Sunday, August 16

John Dugard Chairman of the Independent Fact Finding Committee on Gaza

Two States or Apartheid?

Israel is long overdue to undergo the same racial reckoning and transformation that the United States underwent in the 1960s and South Africa passed through in the 1990s. The dual system of law that prevails in the occupied West Bank and favors Jewish settlers to the detriment of Palestinians is unacceptable in the 21st century. Israel's settlers must decide if they will abide by international law and leave the occupied territories or stay on -- as offered by Palestinian Prime Minister Salam Fayyad -- provided they live under Palestinian law.Two states with security and rights for Israelis and Palestinians is within our grasp today. We must be dogged in our determination to achieve this outcome with the utmost speed. Delay plays into the hands of rejectionists and those who would use time not to advance peace but
to further settle the West Bank and East Jerusalem, rendering impossible a contiguous and viable Palestinian state.

If a Palestinian state becomes impossible and Palestinians appear consigned to a permanent apartheid-like reality then many of us who overcame daunting odds in South Africa will feel obliged to throw our support to one state based on equality for all. Let us, then, determine to make two states for two peoples work during the Obama administration.

I have no doubt I will be castigated for my plain speaking on behalf of Palestinian rights, Israeli security, and an end to the Israeli occupation. The rhetoric surrounding this conflict is ferocious. Mary Robinson, who on August 12 was awarded with the Medal of Freedom, is currently being vilified by organizations such as AIPAC, the Anti-Defamation League, and the Zionist Organization of America for vigorously speaking out on behalf of Palestinian human rights. She deserves better and the White House is right to defend her from proponents of a fantasized Israel that reputedly can do no wrong.

She is not alone. White House Chief of Staff Rahm Emanuel and Senior Adviser David Axelrod are also under attack. Israeli Prime Minister Binyamin Netanyahu derided them as "self-hating Jews." Israeli settlers regularly refer to President Obama as a "kushi," a vicious and derogatory term for a black man. Archbishop Desmond Tutu, one of the great moral leaders of our time, has been accused of "anti-Jewish and anti-Israel slurs" by the Zionist Organization of America and last week the ADL's Abraham Foxman referred to him as an "Israel basher." This language is the tip of the iceberg. The anti-Semitism label is so overused it is in jeopardy of losing power as a meaningful term.

The willingness of the White House to award Robinson and Tutu with the Medal of Freedom leaves me to wonder if the Obama administration is sending such organizations a message that Obama will not be intimidated and will stand firm in advancing America's national interest in a settlements freeze and, more broadly, in a just Middle East peace.
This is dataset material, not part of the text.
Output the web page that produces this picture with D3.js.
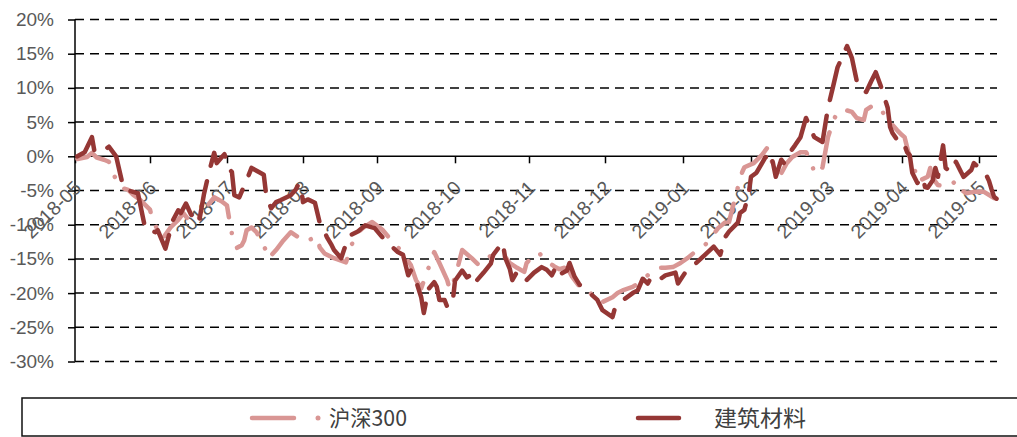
<!DOCTYPE html>
<html><head><meta charset="utf-8">
<script src="https://cdn.jsdelivr.net/npm/d3@7/dist/d3.min.js"></script>
<style>body{margin:0;background:#fff;} svg{display:block;}</style>
</head><body>
<svg id="c" width="1017" height="437"></svg>
<script>
// ---------- DATA ----------
const seriesNames = ["沪深300", "建筑材料"];
const monthTicks = ["2018-05-01","2018-06-01","2018-07-01","2018-08-01","2018-09-01","2018-10-01","2018-11-01","2018-12-01","2019-01-01","2019-02-01","2019-03-01","2019-04-01","2019-05-01"];
const tickLabels = ["2018-05","2018-06","2018-07","2018-08","2018-09","2018-10","2018-11","2018-12","2019-01","2019-02","2019-03","2019-04","2019-05"];
const yTicks = [20,15,10,5,0,-5,-10,-15,-20,-25,-30];
const endDate = "2019-05-08";

const hsDates = ["2018-05-02","2018-05-06","2018-05-08","2018-05-10","2018-05-13","2018-05-15","2018-05-18","2018-05-20","2018-05-23","2018-05-25","2018-05-28","2018-05-30",
"2018-06-01","2018-06-02","2018-06-04","2018-06-06","2018-06-09","2018-06-12","2018-06-14","2018-06-16","2018-06-18","2018-06-20","2018-06-23","2018-06-26","2018-06-29",
"2018-07-01","2018-07-02","2018-07-03","2018-07-05","2018-07-07","2018-07-08","2018-07-09","2018-07-11","2018-07-13","2018-07-16","2018-07-18","2018-07-21","2018-07-24","2018-07-27","2018-07-30",
"2018-08-02","2018-08-05","2018-08-07","2018-08-08","2018-08-10","2018-08-14","2018-08-19","2018-08-21","2018-08-23","2018-08-26","2018-08-30",
"2018-09-03","2018-09-07","2018-09-10","2018-09-14","2018-09-16","2018-09-18","2018-09-23","2018-09-25","2018-09-28","2018-09-29",
"2018-10-01","2018-10-04","2018-10-08","2018-10-11","2018-10-13","2018-10-15","2018-10-18","2018-10-22","2018-10-24","2018-10-27","2018-10-30","2018-10-31",
"2018-11-03","2018-11-05","2018-11-07","2018-11-11","2018-11-13","2018-11-15","2018-11-17","2018-11-18","2018-11-21","2018-11-24","2018-11-26","2018-11-27","2018-11-30",
"2018-12-04","2018-12-06","2018-12-08","2018-12-12","2018-12-16","2018-12-18","2018-12-20","2018-12-22","2018-12-25","2018-12-28","2018-12-31",
"2019-01-03","2019-01-06","2019-01-11","2019-01-14","2019-01-17","2019-01-20","2019-01-22","2019-01-25","2019-01-28","2019-01-29",
"2019-02-02","2019-02-05","2019-02-07","2019-02-09","2019-02-12","2019-02-14","2019-02-16","2019-02-19","2019-02-21","2019-02-23","2019-02-24","2019-02-26","2019-02-27",
"2019-03-01","2019-03-03","2019-03-05","2019-03-08","2019-03-11","2019-03-13","2019-03-16","2019-03-17","2019-03-20","2019-03-22","2019-03-25","2019-03-27","2019-03-30",
"2019-04-01","2019-04-02","2019-04-04","2019-04-06","2019-04-07","2019-04-11","2019-04-12","2019-04-13","2019-04-15","2019-04-19","2019-04-22","2019-04-24","2019-04-26","2019-04-29",
"2019-05-03","2019-05-07"];
const hsValues = [-0.4,-0.1,0.5,-0.2,-0.5,-0.8,-3.5,-4.6,-4.9,-5.6,-6.4,-7.1,
-7.8,-9.3,-10.8,-12,-10.4,-9.3,-8.3,-9.3,-9.7,-9,-7.4,-6,-6.6,
-7.2,-9.4,-11.3,-13.4,-13,-12.3,-10.8,-10.4,-11.1,-13,-14.9,-13.7,-12.3,-11.1,-11.8,
-12.5,-12,-11.8,-13.3,-14.2,-14.9,-15.5,-13.3,-11.5,-10.5,-9.6,
-10.7,-12.5,-13.7,-15.9,-18.1,-19.3,-14,-15.6,-18.1,-19.5,
-17.8,-13.7,-14.9,-15.9,-15.5,-14.7,-14.4,-14.7,-15.6,-16.3,-16.9,-15.6,
-14.4,-14.1,-15.1,-16.1,-16.5,-16.3,-16.9,-17.6,-19.1,-19.5,-20.3,-21,-21.3,
-20.6,-20,-19.6,-19.1,-18.1,-17.4,-16.9,-16.3,-16.3,-16.2,-15.6,
-14.9,-14.1,-13,-11.8,-10.5,-9.7,-9.6,-5.7,-2.3,-1.6,
-1,0.2,1.3,-1.3,-2.5,-1,-0.1,0.6,0.6,-0.8,-2.5,-2.3,-1.6,
2.8,5,6.5,6.8,6.5,5.6,5.3,6.8,7.5,7.2,6,5,3.8,
3.1,2.8,-0.2,-2,-3.7,-3,-1.7,-3.2,-4.2,-4.5,-3.6,-4.9,-5.4,-5.2,
-5.2,-6.1];

const jzDates = ["2018-05-02","2018-05-05","2018-05-08","2018-05-09","2018-05-10","2018-05-13","2018-05-15","2018-05-18","2018-05-21","2018-05-24","2018-05-27","2018-05-30","2018-05-31",
"2018-06-03","2018-06-04","2018-06-07","2018-06-10","2018-06-12","2018-06-13","2018-06-15","2018-06-17","2018-06-20","2018-06-22","2018-06-24","2018-06-26","2018-06-27","2018-06-29","2018-06-30",
"2018-07-02","2018-07-03","2018-07-04","2018-07-06","2018-07-09","2018-07-11","2018-07-14","2018-07-16","2018-07-17","2018-07-19","2018-07-21","2018-07-23","2018-07-27","2018-07-29","2018-07-30","2018-07-31",
"2018-08-01","2018-08-03","2018-08-06","2018-08-08","2018-08-09","2018-08-11","2018-08-13","2018-08-14","2018-08-17","2018-08-20","2018-08-21","2018-08-24","2018-08-27","2018-08-31",
"2018-09-03","2018-09-07","2018-09-09","2018-09-11","2018-09-13","2018-09-14","2018-09-16","2018-09-18","2018-09-19","2018-09-20","2018-09-21","2018-09-23","2018-09-24","2018-09-25","2018-09-27","2018-09-28","2018-09-30",
"2018-10-01","2018-10-04","2018-10-06","2018-10-09","2018-10-10","2018-10-13","2018-10-16","2018-10-17","2018-10-21","2018-10-22","2018-10-24","2018-10-25","2018-10-27","2018-10-30","2018-10-31",
"2018-11-03","2018-11-06","2018-11-08","2018-11-10","2018-11-12","2018-11-14","2018-11-16","2018-11-17","2018-11-19","2018-11-21","2018-11-23","2018-11-25","2018-11-28","2018-11-30",
"2018-12-04","2018-12-05","2018-12-07","2018-12-09","2018-12-12","2018-12-14","2018-12-16","2018-12-18","2018-12-19","2018-12-20","2018-12-22","2018-12-25","2018-12-29","2018-12-30",
"2019-01-02","2019-01-05","2019-01-07","2019-01-11","2019-01-15","2019-01-18","2019-01-20","2019-01-22","2019-01-26","2019-01-27","2019-01-29","2019-01-31",
"2019-02-01","2019-02-03","2019-02-06","2019-02-08","2019-02-09","2019-02-10","2019-02-12","2019-02-13","2019-02-15","2019-02-17","2019-02-19","2019-02-21","2019-02-24","2019-02-27",
"2019-03-01","2019-03-03","2019-03-05","2019-03-09","2019-03-11","2019-03-13","2019-03-15","2019-03-17","2019-03-19","2019-03-21","2019-03-23","2019-03-26","2019-03-27","2019-03-28","2019-03-30","2019-03-31",
"2019-04-02","2019-04-03","2019-04-04","2019-04-05","2019-04-07","2019-04-09","2019-04-10","2019-04-11","2019-04-13","2019-04-14","2019-04-15","2019-04-17","2019-04-18","2019-04-20","2019-04-22","2019-04-24","2019-04-25","2019-04-28","2019-04-29",
"2019-05-02","2019-05-04","2019-05-05","2019-05-06","2019-05-07","2019-05-08"];
const jzValues = [0,0.6,2.8,0.8,0.5,0.9,1.4,0,-4.6,-5.1,-5.4,-10.5,-10.4,
-11.1,-10.8,-13.5,-9.3,-7.9,-8.3,-6.9,-8.5,-9.8,-5.6,-2.3,0.5,-1,-0.1,0.3,
-1.9,-2.3,-5.7,-6.0,-3.5,-1.7,-2.3,-2.7,-5.7,-7.6,-6.7,-6.4,-5.7,-4.9,-4.2,-4.1,
-6.7,-6.3,-6.8,-9.7,-10.3,-11.8,-13,-13.7,-14.9,-11.8,-11.5,-11,-10.1,-10.5,
-11.8,-13.3,-14,-14.4,-17.4,-16.7,-18.2,-20.6,-22.9,-21,-19.3,-18.4,-19.1,-21,-21,-22,-21.7,
-18.2,-16.7,-17.7,-17,-18.2,-17,-15.7,-14.4,-12.6,-14.8,-16.5,-18.1,-16.9,-17.4,-18.1,
-17,-16.2,-16.6,-17.4,-15.9,-17.1,-16.7,-15.6,-17.6,-18.8,-19.3,-20,-21,-22.5,
-23.5,-22.1,-21.5,-20.8,-20,-19.6,-17.9,-18.6,-17.9,-17.7,-18.2,-17.4,-17,-18.6,
-17,-16.2,-15.6,-14.4,-13.2,-14.4,-11.9,-11,-9.7,-8.3,-7.8,-5.4,
-3,-2.4,-0.3,0.6,-1,-3,-0.5,-1,0.5,1.6,2.8,5.6,2.8,2.1,
7.1,10,13,16.1,14.4,11.1,9.7,9.4,10.9,12.3,10.4,7.1,4.3,3.4,2.4,1.6,
1.6,0.6,0.2,-2.4,-3.9,-3,-4.5,-4.6,-3.5,-1.7,-3,1.6,-1.7,-2.3,-0.8,-2.3,-3,-2,-1,
-2,-2.8,-3.6,-4.8,-5.9,-6.2];

// ---------- LAYOUT ----------
const colors = {hs: "#D99694", jz: "#953735"};
const xRange = [75,150,227,303,377,455,529,605,683,751,828,902,979,996.5];
const plotLeft = 75, plotRight = 997, yTop = 19.5, yBottom = 361.5;

const parse = d3.timeParse("%Y-%m-%d");
const x = d3.scaleTime().domain(monthTicks.concat([endDate]).map(parse)).range(xRange);
const y = d3.scaleLinear().domain([-30, 20]).range([yBottom, yTop]);

const svg = d3.select("#c");
const font = "'Liberation Sans', Arial, sans-serif";

// gridlines
svg.append("g").selectAll("line").data(yTicks.filter(v => v !== 0)).join("line")
  .attr("x1", plotLeft).attr("x2", plotRight)
  .attr("y1", d => y(d)).attr("y2", d => y(d))
  .attr("stroke", "#000").attr("stroke-width", 1.5).attr("stroke-dasharray", "9,6");

// y axis
const yAxis = d3.axisLeft(y).tickValues(yTicks).tickSize(7).tickPadding(14).tickFormat(d => d + "%");
const gy = svg.append("g").attr("transform", `translate(${plotLeft},0)`).call(yAxis);
gy.select(".domain").attr("stroke", "#000").attr("stroke-width", 1.5).attr("d", `M-0,${yTop}V${yBottom}`);
gy.selectAll(".tick line").attr("stroke", "#000").attr("stroke-width", 1.5);
gy.selectAll(".tick text").attr("font-family", font).attr("font-size", 19).attr("fill", "#595959");

// x axis at 0%
const xAxis = d3.axisBottom(x).tickValues(monthTicks.map(parse)).tickSize(7).tickFormat((d, i) => tickLabels[i]);
const gx = svg.append("g").attr("transform", `translate(0,${y(0)})`).call(xAxis);
gx.select(".domain").attr("stroke", "#000").attr("stroke-width", 1.5).attr("d", `M${plotLeft},0H${plotRight}`);
gx.selectAll(".tick line").attr("stroke", "#000").attr("stroke-width", 1.5);
gx.selectAll(".tick text").attr("font-family", font).attr("font-size", 19.5).attr("fill", "#595959")
  .attr("text-anchor", "end").attr("dy", "0.35em")
  .attr("transform", "translate(2,28) rotate(-45)").attr("y", 0).attr("x", 0);

// series
const hsData = hsDates.map((d, i) => ({date: parse(d), v: hsValues[i]}));
const jzData = jzDates.map((d, i) => ({date: parse(d), v: jzValues[i]}));
const line = d3.line().x(d => x(d.date)).y(d => y(d.v));

svg.append("path").datum(hsData).attr("d", line)
  .attr("fill", "none").attr("stroke", colors.hs).attr("stroke-width", 4.5)
  .attr("stroke-linecap", "round").attr("stroke-linejoin", "round")
  .attr("stroke-dasharray", "36,16,0.1,16");
svg.append("path").datum(jzData).attr("d", line)
  .attr("fill", "none").attr("stroke", colors.jz).attr("stroke-width", 4.5)
  .attr("stroke-linecap", "round").attr("stroke-linejoin", "round")
  .attr("stroke-dasharray", "38,16");

// legend
const lg = svg.append("g");
lg.append("rect").attr("x", 22).attr("y", 398).attr("width", 1012).attr("height", 38)
  .attr("fill", "none").attr("stroke", "#111").attr("stroke-width", 1.5);
const ly = 418;
lg.append("line").attr("x1", 252).attr("x2", 294).attr("y1", ly).attr("y2", ly)
  .attr("stroke", colors.hs).attr("stroke-width", 4.5).attr("stroke-linecap", "round");
lg.append("circle").attr("cx", 318).attr("cy", ly).attr("r", 2.5).attr("fill", colors.hs);
lg.append("text").attr("x", 329).attr("y", ly).attr("dy", "0.36em").text(seriesNames[0])
  .attr("font-family", "'Noto Sans CJK SC', sans-serif").attr("font-size", 22).attr("fill", "#404040")
  .attr("textLength", 78).attr("lengthAdjust", "spacingAndGlyphs");
lg.append("line").attr("x1", 638).attr("x2", 679).attr("y1", ly).attr("y2", ly)
  .attr("stroke", colors.jz).attr("stroke-width", 4.5).attr("stroke-linecap", "round");
lg.append("text").attr("x", 714).attr("y", ly).attr("dy", "0.36em").text(seriesNames[1])
  .attr("font-family", "'Noto Sans CJK SC', sans-serif").attr("font-size", 22).attr("fill", "#404040")
  .attr("textLength", 92).attr("lengthAdjust", "spacingAndGlyphs");
</script>
</body></html>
This week's overheated pro-Israel rhetoric exposes the zealotry of the speaker or organization, but the routine invocation of such labels also serves to intimidate many good people from involving themselves in Israeli-Palestinian peacemaking. Far too many people who were outspoken advocates on behalf of ending apartheid in South Africa have taken to the sidelines in this dispute lest they be accused of being anti-Jewish, anti-Semitic, or self-hating Jews. The terminology is cruel and painful to those on the receiving end even though most know the term is employed only as a political weapon to silence. I believe the silencing tactic has worked to delay Palestinian freedom.

President Obama was right when he declared in his Cairo speech, "Palestinians must abandon violence. Resistance through violence and killing is wrong and it does not succeed. For centuries black people in America suffered the lash of the whip as slaves and the humiliation of segregation. But it was not violence that won full and equal rights." As he suggested, it was nonviolence that carried the day and advanced rights and justice in South Africa and other struggles.

I would only add that the seeds of a mighty and transformative nonviolent struggle are indeed already visible from the West Bank to the Gaza coast. I have met with Palestinians and Israelis who regularly put their lives on the line to assert nonviolently the injustice of Israeli expansionism and home demolitions. Must we wait for a humanitarian boat of the Free Gaza Movement to be fatally rammed or a Sharpeville massacre in the Palestinian village of Bil'in before we highlight the nonviolent courage of Palestinians and Israelis protesting Israel's siege of Gaza and the land-grabbing barrier that illegally seizes Palestinian agricultural land in the West Bank? Too many young people, most of them Palestinian, have been killed and maimed in Bil'in already.

Israel's ill-advised attempt to establish demographic facts in East Jerusalem by throwing Palestinian families out of their homes does not advance long-term Israeli interests, but leads more and more people around the world to question whether Israel is honestly interested in
making peace with its Palestinians neighbors.

Israel must make the choice in the weeks ahead whether it intends to continue ruling over the Palestinians indefinitely or will step back from the dual system of law and apartheid it appears poised to embrace under the leadership of Prime Minister Netanyahu.

John Dugard is a professor of law, a former UN special rapporteur on human rights in the Occupied Palestinian Territories, and the chairman of the Independent Fact Finding Committee on Gaza.